Tuesday, November 29, 2011

Back To The Hospital


We had our family meeting with the doctor and staff this afternoon. I signed all the consent forms, heard all the scary stuff again, and I'm going into the hospital tomorrow to begin the strong chemo that will wipe out my immune system. I didn't expect to go in so soon, and it was a shock. I wanted to be able to be with Johnnie while she did the neupogen shots and had her stem cells collected, but that won't be possible now.

I'll get Busulfan twice a day for the first two days, and Fludaribine for five or six days (I'm confused on that). Both start tomorrow. Then I'll have a day with no chemo ( a rest day), and then on Wednesday, Dec. 7, they will do the transplant. (Another new birthday).
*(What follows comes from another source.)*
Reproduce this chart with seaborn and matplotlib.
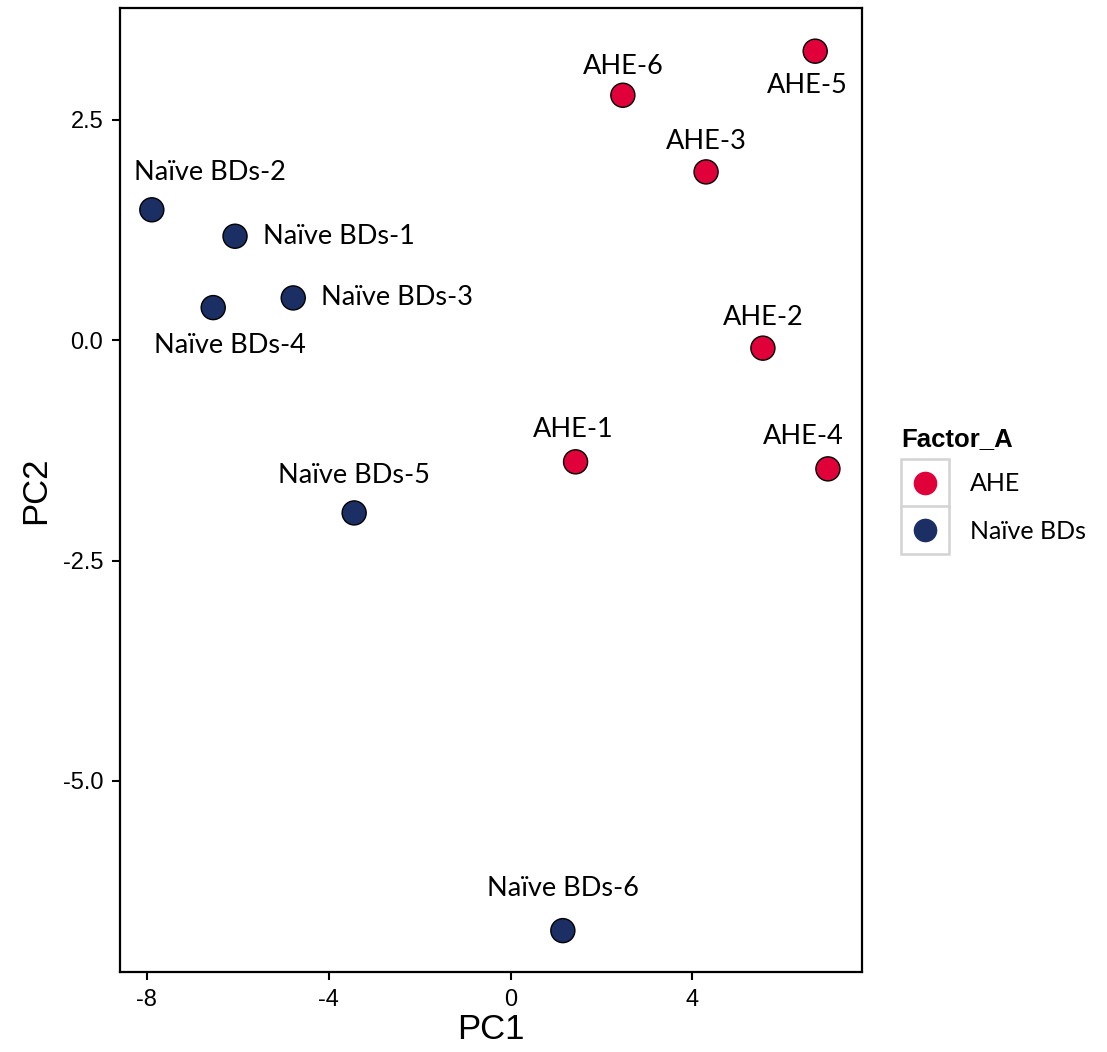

Johnnie will start the neupogen shots this Friday, they will collect cells from her on Monday and Tuesday, and give the fresh cells they collect on Tuesday to me on Wednesday. Anyway, that's the plan.

Please pray for us. Pray that the cell collection goes without problems for Johnnie, that my body will accept her cells and not reject them, and that her cells will not see as my body as a foreign object and attack me. We want her "super cells" to just find their place in my bone marrow and start building me a whole new immune system. My doctor said that if everything works as it should I will be a chimera, with my body and Johnnie's immune system. So strange and wonderful what they can do!

The chemo will cause the usual side effects, but things probably won't be bad until a week or so after the transplant. Not looking forward to those two or three weeks.

He warned me again that my age and history of radiation and chemo puts me at a higher risk for failure, but I am putting all my trust in God. I have so much to live for and I am determined to fight with all my might, so I'm asking for a miracle. I want to be cured of this cancer and see my grandchildren grow up.

Thank you for your prayers. I'll offer up my sufferings for all of you, family and friends.

(PS: I'll take my computer with me; don't know how much I'll be able to post).

8 comments:

Kelly said...

Hi! The pic of Reece sleeping with his hands tucked up like angel wings is precious. He has such a gentle soul.

Love and Hope and lots of prayers,
Kelly

Therese said...

prayers and hugs for you Kalona. I am also praying for a miracle.

Linda said...

Oh, Kalona. I don't know what to say this morning knowing that you step out on such an uncertain path. Your situation lies heavy on my heart and I will offer up my petty problems for you as sacrifice. I love you and am praying for your miracle.

Jennifer Mulkey said...

Just seeing this this morning. You know that you have been in our prayers this whole time, and you will remain in our prayers until you tell us otherwise, and probably even after that :) But will add all of these intentions also :) When Tom was in Wichita at St. Francis, I went into the chapel there, it is hidden in the middle of the St. Francis hospital campus, this little church, beautiful thing, encased by this huge modern hospital. I went in and lit a candle for you. They have literally hundreds of relics in cases, hanging on the walls there, so am thinking all of those saints, who we asked to intercede, are still interceding on your behalf :) It's a beautiful place, I wish you could see it. Praying for you and for healing and for a miracle, for Johnny and her health, and for your Mom and the entire family, including those beautiful grandkids of yours :) Much love sent to you today as you start this journey. Wish I were closer, don't know what I could do, but would certainly give you hugs :) Let us know how you come along.

Jennifer

Sarah Oldham said...

I haven't commented much lately, but I want you to know I'm still praying for you . . . and I think of you all the time! Aloha, and many blessings!

Anonymous said...

Sharon, Sending you love and hugs from me and Mom. Praying always and thanking God for your wonderful fighting spirit and constant faith.

I'm here ... holding you & Johnnie in my prayers. I love you!
AND
Thanks to you faithful friends who pray for Sharon & our family .. Bless you!

Kalona said...

Thank you all, sweet family and friends.

Kel, I love that picture of Reece, too. I know I can always count on you, for prayers and everything else!

Therese, I appreciate your hugs and prayers; I know that you have a lot going on with your own family. Thank you.

Linda, you said exactly the right thing. Your problems are not petty, and I am also praying for peace and comfort for your heart right now.

Jennifer, thank you for continuing to pray for me. My sister Johnnie works near St. Francis, and knows the chapel well. She has been to Mass there, and she also said how beautiful it is. Someday I will go to see it, and remember you praying for me there. Thank you.

Sarah, thank you also for your continued prayers. It's hard to keep up with commenting on all the blogs we read, so never worry about that. I appreciate your friendship and prayers.

Sandi, I never doubt for one second that you are here, reading and praying for us. Thank you for alway being faithful. Give Mom hugs for me, and tell her that I love her.

MentalMom said...

Praying for you Sharon!!
Plesae have Ronkeep us posted if he can.